町外れの砂原に建つ<緑の家>、中世を思わせる生活が営まれている密林の中の修道院、石器時代そのままの世界が残るインディオの集落……。豊饒な想像力と現実描写で、小説の面白さ、醍醐味を十二分に味わわせてくれる、現代ラテンアメリカ文学の傑作。
出版社:岩波書店(岩波文庫)
たぶん読んだ人全員が思うことだろうが、『緑の家』は、構成がかなり複雑なお話である。
本作では、いくつかのストーリーを並列的に語るというスタイルを取っている。
具体的には、シスターたちが軍と一緒になってインディオの集落から少女をさらい、修道院へ連れて行く話。
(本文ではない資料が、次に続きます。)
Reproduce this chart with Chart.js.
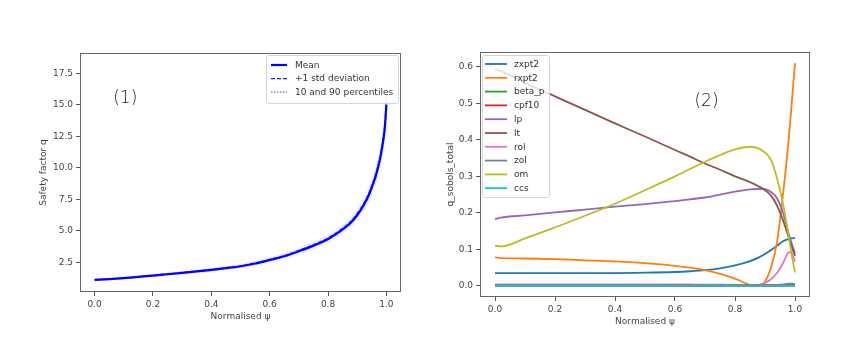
<!DOCTYPE html>
<html>
<head>
<meta charset="utf-8">
<script src="https://cdn.jsdelivr.net/npm/chart.js@4.4.1/dist/chart.umd.min.js"></script>
<style>
  html, body { margin: 0; padding: 0; background: #fff; }
  #wrap { position: relative; width: 865px; height: 344px; }
  #qChart { position: absolute; left: 0; top: 0; }
  #sobolChart { position: absolute; left: 430px; top: 0; }
</style>
</head>
<body>
<div id="wrap">
  <canvas id="qChart" width="430" height="344"></canvas>
  <canvas id="sobolChart" width="435" height="344"></canvas>
</div>
<script>
// q profile: mean, +-1 std and 10/90 percentiles vs normalised psi
const psiQ = [0, 0.05, 0.1, 0.15, 0.2, 0.25, 0.3, 0.35, 0.4, 0.45, 0.5, 0.55, 0.6, 0.65, 0.7,
  0.75, 0.8, 0.85, 0.88, 0.9, 0.92, 0.94, 0.95, 0.96, 0.97, 0.98, 0.99, 0.995, 1.0];
const qMean = [1.10, 1.16, 1.24, 1.34, 1.44, 1.55, 1.66, 1.77, 1.89, 2.03, 2.18, 2.40, 2.68, 2.98, 3.38,
  3.82, 4.35, 5.10, 5.70, 6.25, 6.95, 7.85, 8.45, 9.10, 9.90, 10.90, 12.30, 13.30, 15.00];
const qStdHi = [1.13, 1.19, 1.27, 1.37, 1.48, 1.59, 1.70, 1.81, 1.94, 2.08, 2.23, 2.46, 2.75, 3.05, 3.46,
  3.92, 4.46, 5.23, 5.84, 6.41, 7.12, 8.05, 8.66, 9.33, 10.15, 11.17, 12.61, 13.70, 15.60];
const qStdLo = [1.07, 1.13, 1.21, 1.31, 1.40, 1.51, 1.62, 1.73, 1.84, 1.98, 2.13, 2.34, 2.61, 2.91, 3.30,
  3.72, 4.24, 4.97, 5.56, 6.09, 6.78, 7.65, 8.24, 8.87, 9.65, 10.63, 11.99, 12.90, 14.40];
const qP90 = [1.15, 1.22, 1.31, 1.42, 1.53, 1.65, 1.77, 1.89, 2.02, 2.17, 2.33, 2.57, 2.87, 3.19, 3.62,
  4.09, 4.65, 5.46, 6.10, 6.69, 7.44, 8.40, 9.04, 9.74, 10.59, 11.66, 13.16, 14.50, 18.20];
const qP10 = [1.03, 1.08, 1.15, 1.25, 1.34, 1.44, 1.54, 1.65, 1.76, 1.89, 2.03, 2.23, 2.49, 2.77, 3.14,
  3.55, 4.05, 4.74, 5.30, 5.81, 6.46, 7.30, 7.86, 8.46, 9.21, 10.14, 11.44, 12.30, 13.20];
const qXTicks = [0, 0.2, 0.4, 0.6, 0.8, 1.0];
const qYTicks = [2.5, 5.0, 7.5, 10.0, 12.5, 15.0, 17.5];

// total Sobol indices of q per input parameter
const psiS = [0, 0.02, 0.1, 0.2, 0.3, 0.4, 0.5, 0.6, 0.65, 0.7, 0.75, 0.8, 0.85, 0.88, 0.9,
  0.92, 0.94, 0.96, 0.98, 0.99, 1.0];
const sZxpt2 = [0.035, 0.035, 0.035, 0.035, 0.035, 0.035, 0.036, 0.038, 0.040, 0.043, 0.048, 0.056, 0.068, 0.078, 0.087,
  0.098, 0.110, 0.122, 0.129, 0.130, 0.131];
const sRxpt2 = [0.078, 0.076, 0.075, 0.073, 0.070, 0.067, 0.062, 0.055, 0.050, 0.043, 0.033, 0.020, 0.003, 0.001, 0.012,
  0.050, 0.120, 0.250, 0.410, 0.510, 0.610];
const sBetaP = [0.001, 0.001, 0.001, 0.001, 0.001, 0.001, 0.001, 0.001, 0.001, 0.001, 0.001, 0.001, 0.001, 0.001, 0.001,
  0.001, 0.001, 0.001, 0.001, 0.001, 0.001];
const sCpf10 = [0.001, 0.001, 0.001, 0.001, 0.001, 0.001, 0.001, 0.001, 0.001, 0.001, 0.001, 0.001, 0.001, 0.001, 0.001,
  0.001, 0.001, 0.001, 0.002, 0.002, 0.002];
const sLp = [0.183, 0.187, 0.193, 0.201, 0.209, 0.217, 0.224, 0.232, 0.237, 0.242, 0.250, 0.258, 0.264, 0.266, 0.265,
  0.257, 0.240, 0.200, 0.140, 0.113, 0.090];
const sLt = [0.593, 0.588, 0.556, 0.519, 0.482, 0.445, 0.409, 0.372, 0.354, 0.335, 0.318, 0.300, 0.284, 0.272, 0.262,
  0.247, 0.220, 0.180, 0.130, 0.105, 0.082];
const sRol = [0.004, 0.004, 0.004, 0.004, 0.004, 0.004, 0.004, 0.004, 0.004, 0.003, 0.003, 0.002, 0.001, 0.003, 0.008,
  0.018, 0.035, 0.062, 0.092, 0.088, 0.066];
const sZol = [0.002, 0.002, 0.002, 0.002, 0.002, 0.002, 0.002, 0.002, 0.002, 0.002, 0.002, 0.002, 0.002, 0.002, 0.002,
  0.002, 0.002, 0.004, 0.006, 0.006, 0.005];
const sOm = [0.110, 0.108, 0.130, 0.160, 0.192, 0.225, 0.262, 0.300, 0.320, 0.340, 0.358, 0.374, 0.381, 0.376, 0.365,
  0.345, 0.295, 0.225, 0.130, 0.080, 0.037];
const sCcs = [0, 0, 0, 0, 0, 0, 0, 0, 0, 0, 0, 0, 0, 0, 0, 0, 0, 0, 0, 0, 0];
const sNames = ['zxpt2', 'rxpt2', 'beta_p', 'cpf10', 'lp', 'lt', 'rol', 'zol', 'om', 'ccs'];
const sSeries = [sZxpt2, sRxpt2, sBetaP, sCpf10, sLp, sLt, sRol, sZol, sOm, sCcs];
const sColors = ['#1f77b4', '#ff7f0e', '#2ca02c', '#d62728', '#9467bd', '#8c564b', '#e377c2', '#7f7f7f', '#bcbd22', '#17becf'];
const sXTicks = [0, 0.2, 0.4, 0.6, 0.8, 1.0];
const sYTicks = [0, 0.1, 0.2, 0.3, 0.4, 0.5, 0.6];

const FONT = 'DejaVu Sans';
const toXY = (xs, ys) => xs.map((x, i) => ({ x, y: ys[i] }));

// box frame, boxed legend and panel tag, drawn over the lines
const panelDecor = {
    id: 'panelDecor',
    afterDatasetsDraw(chart, args, opts) {
        const { ctx, chartArea: a } = chart;
        ctx.save();
        ctx.strokeStyle = '#666';
        ctx.lineWidth = 1;
        ctx.strokeRect(Math.round(a.left) + 0.5, Math.round(a.top) + 0.5,
            Math.round(a.right - a.left) - 1, Math.round(a.bottom - a.top) - 1);

        // panel tag
        const tx = chart.scales.x.getPixelForValue(opts.tag.x);
        const ty = chart.scales.y.getPixelForValue(opts.tag.y);
        ctx.fillStyle = '#222';
        ctx.font = `300 17px "${FONT}"`;
        ctx.textAlign = 'center';
        ctx.textBaseline = 'middle';
        ctx.fillText(opts.tag.text, tx, ty);

        // legend
        const L = opts.legend;
        const items = chart.data.datasets.filter(d => d.label);
        ctx.beginPath();
        ctx.roundRect(L.x + 0.5, L.y + 0.5, L.w, L.h, 2.5);
        ctx.fillStyle = 'rgba(255,255,255,0.8)';
        ctx.fill();
        ctx.strokeStyle = '#d6d6d6';
        ctx.stroke();
        ctx.font = `9px "${FONT}"`;
        ctx.textAlign = 'left';
        items.forEach((d, i) => {
            const y = L.y + L.first + i * L.row;
            ctx.beginPath();
            ctx.setLineDash(d.legendDash || d.borderDash || []);
            ctx.strokeStyle = d.legendColor || d.borderColor;
            ctx.lineWidth = d.legendWidth || d.borderWidth;
            ctx.moveTo(L.x + L.s0, y);
            ctx.lineTo(L.x + L.s1, y);
            ctx.stroke();
            ctx.setLineDash([]);
            ctx.fillStyle = '#333';
            ctx.fillText(d.label, L.x + L.tx, y + 0.5);
        });
        ctx.restore();
    }
};

function axis(min, max, ticks, size, title, horizontal) {
    return {
        type: 'linear',
        min, max,
        afterBuildTicks: s => { s.ticks = ticks.map(v => ({ value: v })); },
        afterFit: s => { if (horizontal) s.height = size; else s.width = size; },
        grid: { drawOnChartArea: false, drawTicks: true, tickLength: 4, color: '#555', tickColor: '#555' },
        border: { display: false },
        ticks: {
            padding: 3,
            color: '#444',
            font: { family: FONT, size: 9 },
            maxRotation: 0,
            callback: v => v.toFixed(1)
        },
        title: { display: true, text: title, color: '#444', font: { family: FONT, size: 9 }, padding: { top: 4, bottom: 4 } }
    };
}

const lineBase = { pointRadius: 0, cubicInterpolationMode: 'monotone', fill: false };
const band = 'rgba(40, 40, 255, 0.055)';

new Chart(document.getElementById('qChart'), {
    type: 'line',
    data: {
        datasets: [
            { ...lineBase, label: 'Mean', data: toXY(psiQ, qMean), borderColor: '#0000ff', borderWidth: 2.2, order: 0 },
            { ...lineBase, label: '+1 std deviation', data: toXY(psiQ, qStdHi), borderColor: 'rgba(20,20,255,0.55)', borderWidth: 1.2, borderDash: [4, 2],
              legendColor: '#1a1aff', legendWidth: 1.4, order: 1 },
            { ...lineBase, label: '10 and 90 percentiles', data: toXY(psiQ, qP90), borderColor: 'rgba(70,70,255,0.18)', borderWidth: 1, borderDash: [1.5, 1.5],
              legendColor: 'rgba(70,70,255,0.8)', legendWidth: 1.2, order: 2 },
            { ...lineBase, data: toXY(psiQ, qStdLo), borderColor: 'rgba(60,60,255,0.35)', borderWidth: 1, borderDash: [4, 2], fill: 1, backgroundColor: band, order: 3 },
            { ...lineBase, data: toXY(psiQ, qP10), borderColor: 'rgba(70,70,255,0.1)', borderWidth: 1, borderDash: [1.5, 1.5], fill: 2, backgroundColor: band, order: 4 }
        ]
    },
    options: {
        responsive: false,
        animation: false,
        layout: { padding: { left: 34, right: 29, top: 53, bottom: 18 } },
        scales: {
            x: axis(-0.05, 1.05, qXTicks, 34, 'Normalised ψ', true),
            y: axis(0.14, 19.1, qYTicks, 46, 'Safety factor q', false)
        },
        plugins: {
            legend: { display: false },
            tooltip: { enabled: false },
            panelDecor: {
                tag: { text: '(1)', x: 0.105, y: 15.5 },
                legend: { x: 266, y: 55, w: 132, h: 48, first: 10, row: 13.6, s0: 5, s1: 21, tx: 29 }
            }
        }
    },
    plugins: [panelDecor]
});

new Chart(document.getElementById('sobolChart'), {
    type: 'line',
    data: {
        datasets: sNames.map((name, i) => ({
            ...lineBase,
            label: name,
            data: toXY(psiS, sSeries[i]),
            borderColor: sColors[i],
            borderWidth: 1.8,
            order: sNames.length - i
        }))
    },
    options: {
        responsive: false,
        animation: false,
        layout: { padding: { left: 11, right: 55, top: 52, bottom: 13 } },
        scales: {
            x: axis(-0.05, 1.05, sXTicks, 34, 'Normalised ψ', true),
            y: axis(-0.0305, 0.6405, sYTicks, 39, 'q_sobols_total', false)
        },
        plugins: {
            legend: { display: false },
            tooltip: { enabled: false },
            panelDecor: {
                tag: { text: '(2)', x: 0.705, y: 0.505 },
                legend: { x: 52, y: 55, w: 67, h: 142, first: 9, row: 13.8, s0: 3, s1: 25, tx: 32 }
            }
        }
    },
    plugins: [panelDecor]
});
</script>
</body>
</html>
ブラジルから逃れてきた日系人の盗賊フシーアの話。監獄から故郷に帰還したリトゥーマの話。安値でインディオからゴムを買占め、富を得ているフリオ・リアテギの話。緑の家誕生秘話。などなどだ。
正直最初の方は、情報量が多いわ、登場人物は多いわ、ペルー人の名前が覚えづらいわ(ドン・フリオとドン・ファビオを最初の方はごっちゃにしていた)、エピソードは断片的だわ、時系列もむちゃくちゃだわ、フシーアの章は過去と現在を混在させるという特殊な語りだわ、で整理して読むのは相当難儀だった。
読んでいる間は、何度もメモを取ったし、上巻と、エピローグ直前までを読んだ段階で、自分の中で内容を整理するため、ざっくりと読み直す必要もあった。
しかし読み進むにつれ、ブツ切れでバラバラとしか見えなかった各エピソードが、次々とリンクするようになる。
別のエピソードで登場した人物が、それとは関係ないと思っていたところで顔を出したり、ある章で語られていた話がそれとはちがうエピソードにつながっていったりする。
そのリンクの仕方は本当に巧妙で、演出もすばらしく、おかげでワクワクしながら読み進めることができた。
最後の方は、物語が拡散してしまったきらいがあるとは思う。
結局リトゥーマはどんな理由で捕まったのかわからないし、ニエベスのその後をもう少し知りたかった気もするし、リアテギの話も後半はぞんざいだ。
それでも、まったくバラバラだった物語が、それぞれ、ときにゆるく、ときに強固につながり、一つの物語を織り上げていく過程を追っていくのは、極めて楽しい体験であった。
しかしこれだけ大きな物語だと、個々のエピソードも力強く、臨場感に富んでいたりで、実におもしろい。
リトゥーマとセミナリオのロシアンルーレットの話や、ボニファシアがピウラに向かうときの場面は印象に残る。
そんな中、個人的にもっとも楽しかったエピソードはアンセルモが緑の家を建てる流れと、後半の緑の家が燃える場面だ。
特に前者は、『百年の孤独』にも通じる神話的な雰囲気があり、非常におもしろく読むことができた。
また、後者はガルシーア神父が、エピローグも含めて、いい味を出していたと思う。
何か感想が非常に散漫になってしまった。
だがここだけは力説したいのだが、本書は実に大きな物語だと心から感じるのだ。すべてを読み終えた後には、壮大な物語を読み終えたという、しっかりとした手応えを覚える。
読みづらい作品であることは断言するけれど、それでもチャレンジして読んでみるだけの価値はある。
『緑の家』はそう思わせるだけの力強い作品であった。